You usually have to trade off among these dimensions:
- larger batch size means higher throughput
- smaller batch size means faster response
- keeping the model resident is faster, but uses more resources
- more instances are more stable, but cost more
This means:
Inference serving optimization is not absolute optimization, but balanced optimization under business constraints.
The Metrics Worth Watching in Real Services
At a minimum, you usually want to monitor:
- average latency
- P95 / P99 latency
- queue length
- batch utilization
- error rate
- GPU / CPU utilization
These metrics tell you:
- whether the bottleneck is on the request side
- or on batching
- or on model execution
A Simple Monitoring Table for Beginners
| Metric | What Question Should You Ask First? |
|---|---|
| Average / P95 latency | How long did users actually wait? |
| Queue length | Are requests piling up? |
| Batch utilization | Are we really making full use of the hardware? |
| GPU / CPU utilization | Is the bottleneck in model execution or somewhere else? |
This table is useful for beginners because it turns “monitor many metrics” into a few more intuitive questions.
The Most Common Mistakes
Only Looking at a Single Inference Benchmark
What really matters in production is performance under overall traffic.

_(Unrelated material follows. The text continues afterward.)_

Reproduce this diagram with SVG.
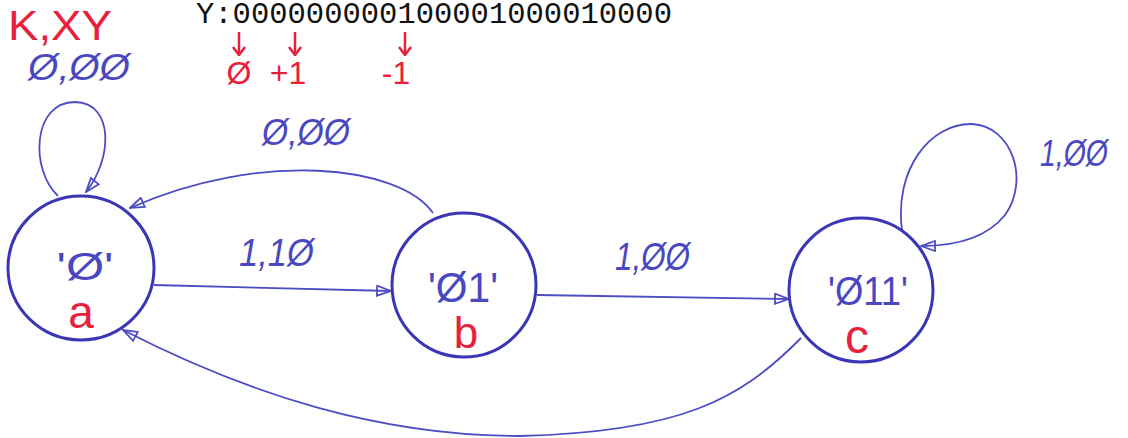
<svg xmlns="http://www.w3.org/2000/svg" width="1128" height="438" viewBox="0 0 1128 438">
<defs>
<style>
.node{fill:none;stroke:#3b36b5;stroke-width:3}
.edge{fill:none;stroke:#4c4cc4;stroke-width:1.8}
.blue{fill:#4a47c0;font-family:"Liberation Sans",Arial,sans-serif}
.red{fill:#e8203c;font-family:"Liberation Sans",Arial,sans-serif}
.lbl{font-style:italic}
.redarrow{stroke:#e8203c;stroke-width:2.5;fill:none}
</style>
<marker id="arr" viewBox="0 0 16 12" refX="15" refY="6" markerWidth="16" markerHeight="12" markerUnits="userSpaceOnUse" orient="auto">
<path d="M1,1 L15,6 L1,11 Z" fill="none" stroke="#4c4cc4" stroke-width="1.8"/>
</marker>
<marker id="rarr" viewBox="0 0 14 14" refX="7" refY="13" markerWidth="14" markerHeight="14" markerUnits="userSpaceOnUse" orient="0">
<path d="M1,5 L7,13 L13,5" fill="none" stroke="#e8203c" stroke-width="2.5"/>
</marker>
</defs>
<rect width="1128" height="438" fill="#ffffff"/>

<g id="header">
<text x="196" y="23" font-family="'Liberation Mono','Courier New',monospace" font-size="29" fill="#111" textLength="476" lengthAdjust="spacingAndGlyphs">Y:000000000100001000010000</text>
<text class="red" x="8" y="40" font-size="42" textLength="104" lengthAdjust="spacingAndGlyphs">K,XY</text>
<text class="blue lbl" x="28" y="80" font-size="36" textLength="102" lengthAdjust="spacingAndGlyphs">Ø,ØØ</text>
<line class="redarrow" x1="239" y1="32" x2="239" y2="55" marker-end="url(#rarr)"/>
<line class="redarrow" x1="295" y1="32" x2="295" y2="55" marker-end="url(#rarr)"/>
<line class="redarrow" x1="405" y1="32" x2="405" y2="55" marker-end="url(#rarr)"/>
<text class="red" x="239" y="84" font-size="32" text-anchor="middle">Ø</text>
<text class="red" x="288" y="84" font-size="32" text-anchor="middle">+1</text>
<text class="red" x="396" y="84" font-size="32" text-anchor="middle">-1</text>
</g>

<g id="connectors">
<path class="edge" d="M58,196 C30,170 32,102 75,102 C115,103 112,160 86,192" marker-end="url(#arr)"/>
<path class="edge" d="M433,213 C400,165 260,150 130,208" marker-end="url(#arr)"/>
<path class="edge" d="M154,285 L391,291" marker-end="url(#arr)"/>
<path class="edge" d="M537,295 L789,299" marker-end="url(#arr)"/>
<path class="edge" d="M902,230 C894,170 930,123 972,124 C1012,126 1030,180 1005,215 C985,240 950,246 921,246" marker-end="url(#arr)"/>
<path class="edge" d="M801,338 C740,400 680,432 520,436 C380,436 250,395 123,330" marker-end="url(#arr)"/>
<text class="blue lbl" x="262" y="145" font-size="36" textLength="88" lengthAdjust="spacingAndGlyphs">Ø,ØØ</text>
<text class="blue lbl" x="239" y="266" font-size="38" textLength="75" lengthAdjust="spacingAndGlyphs">1,1Ø</text>
<text class="blue lbl" x="615" y="270" font-size="38" textLength="75" lengthAdjust="spacingAndGlyphs">1,ØØ</text>
<text class="blue lbl" x="1040" y="166" font-size="36" textLength="68" lengthAdjust="spacingAndGlyphs">1,ØØ</text>
</g>

<g id="node-a">
<ellipse class="node" cx="81" cy="268" rx="73" ry="72"/>
<text class="blue" x="85" y="280" font-size="38" text-anchor="middle" textLength="57" lengthAdjust="spacingAndGlyphs">'Ø'</text>
<text class="red" x="81" y="328" font-size="46" text-anchor="middle">a</text>
</g>

<g id="node-b">
<ellipse class="node" cx="464" cy="285" rx="72" ry="72"/>
<text class="blue" x="463" y="302" font-size="42" text-anchor="middle" textLength="70" lengthAdjust="spacingAndGlyphs">'Ø1'</text>
<text class="red" x="466" y="348" font-size="44" text-anchor="middle">b</text>
</g>

<g id="node-c">
<ellipse class="node" cx="861" cy="290" rx="72" ry="72"/>
<text class="blue" x="868" y="305" font-size="40" text-anchor="middle" textLength="80" lengthAdjust="spacingAndGlyphs">'Ø11'</text>
<text class="red" x="857" y="353" font-size="48" text-anchor="middle">c</text>
</g>
</svg>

Setting the Batch Size Very Large Right Away
Throughput may go up, but latency may get dragged down.
Being Able to Run the Model, But Not Knowing How to Inspect Queues and Resource Utilization
This makes it very hard to truly understand where the system bottleneck is.
Summary
The most important thing in this section is not memorizing a specific inference-serving term, but understanding:
The core of high-performance inference serving is turning model calls from “single executions” into a system that can balance throughput, latency, and resource usage under real traffic.
That is also the fundamental difference from simply “getting the model to run locally.”
If You Turn This Into a Project or System Design, What Is Most Worth Showing?
What is most worth showing is usually not:
- “the model can run concurrently”
but rather:
- How requests are queued and batched
- How you balance throughput and latency
- What the most important production monitoring metrics are
- When the bottleneck is the queue, and when it is model execution
That way, other people can more easily see that:
- you understand serving-based inference
- you are not just able to call a model
Exercises
- Explain in your own words: why are batching and concurrency not the same thing?
- Think about this: if your product requires very low latency, would you prefer a large batch or a small batch?
- Design a minimal monitoring checklist for an inference service.
- Why do we say the real challenge of inference serving is “balance,” not pushing one metric to the extreme?